Consequentemente a tais observações, não há em nossos dias exegeta de autoridade que, com base nos manuscritos de Qumran, queira identificar Jesus com o Mestre de Justiça ou com um essênio. O autor que é tido como protagonista desta tese, A. Dupont-Sommer, apenas fez insinuá-la de longe, nunca, porém, a propôs como tal. Eis o que ele mesmo declarava em uma de suas últimas obras (“Nouveaux aperçus sur les manuscrits de la Mer Morte”, Paris, 1956, pp.206-207):

– “Eu esboçara um ligeiro paralelismo que visava despertar a curiosidade do leitor, sem pretender de modo algum solucionar, por meio de simplificação excessiva, um problema dos mais complexos (…) Seja-me lícito lembrar o inicio: ‘O Mestre Galileu, tal como no-lo apresentam os escritos do Novo Testamento, aparece sob mais de um aspecto como surpreendente reencarnação do Mestre de Justiça’. Ao passo que eu me exprimia com cautelas intencionais, os meus leitores suprimiram as palavras essenciais, atribuindo me a seguinte frase: ‘Jesus não é mais do que surpreendente reencarnação do Mestre de Justiça!’ Isto implica confundir ‘ser’ e ‘parecer’; implica deixar de lado uma precisão importante; quem diz ‘sob mais de um aspecto’ não dá a entender que a semelhança não é total?”.

c) Passando agora aos escritos do Novo Testamento, verificaremos que entre eles e os documentos de Qumran há expressões e vocábulos paralelos; chama a atenção principalmente a metáfora de “luz e trevas” para designar a Verdade (ou a Vida) e o erro (ou a morte); cf.

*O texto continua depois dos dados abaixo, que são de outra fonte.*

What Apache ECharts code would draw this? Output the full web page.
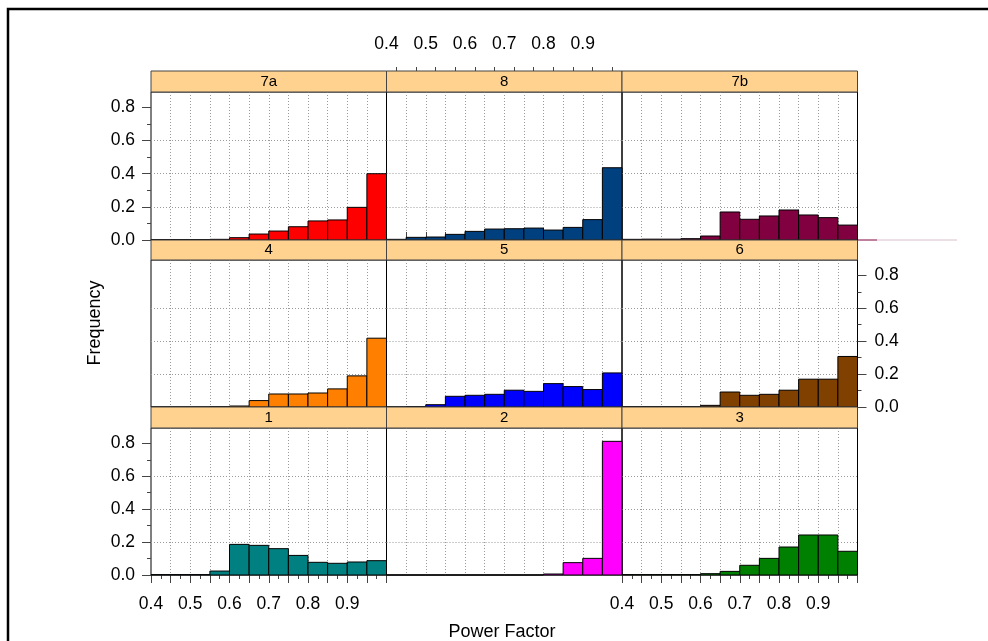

Lucas 16,8; João 3,19-21; 12,35-36; 2Coríntios 6,14-17; Colossenses 1,12.

– Até o início do nosso século sustentavam alguns eruditos que o Evangelho de São João e as epístolas de São Paulo adulteraram a mensagem de Jesus, estritamente vasada nos moldes do Antigo Testamento, pois ousaram mesclar-lhe ideias e expressões oriundas do mundo helenista pagão; alguns, por isto, chegavam a denegar ao Apóstolo São João a autoria do quarto Evangelho, julgando que um judeu nunca teria podido escrever em moldes tão helenistas. Ora, o conhecimento dos textos de Qumran permite hoje dizer que precisamente os escritos joaneus e paulinos são os que mais afinidade de temas e vocabulário apresentam com o Judaísmo. Todavia, semelhança não implica necessariamente dependência; pode-se mesmo dizer que não há tema ou vocábulo comum aos documentos do Mar Morto e do Novo Testamento que não esteja germinalmente contido em algum dos escritos mais antigos da literatura bíblica.

O estudioso, por conseguinte, não se deixará transviar pelas semelhanças que se apontem entre Essenismo e Cristianismo. Antes, voltará sua atenção para a mensagem positiva e valiosa dos manuscritos do Mar Morto: revelam-nos uma face nova do Judaísmo contemporâneo a Cristo. Ao passo que até estes últimos anos nos era conhecida quase exclusivamente a mentalidade legalista, formalista da facção farisaica, aparece-nos agora o aspecto de um Judaísmo interiorizado, profundamente religioso e místico, aspecto que muito melhor concorda com a mensagem do Cristianismo. Os documentos de Qumran, no que eles têm de sadio, nos permitem acompanhar a transição lenta e orgânica da espiritualidade do Antigo Testamento para a do Evangelho. Constituem o fundo imediato (fundo que nunca pudéramos reconstituir com tanta precisão como agora) sobre o qual se realça com mais clareza e pujança a mensagem de Jesus Cristo. Esta se mostra, de fato, correspondente às sãs expectativas do Judaísmo; é o cumprimento das promessas feitas aos Patriarcas de Israel, deixando de lado, porém, todo particularismo e nacionalismo.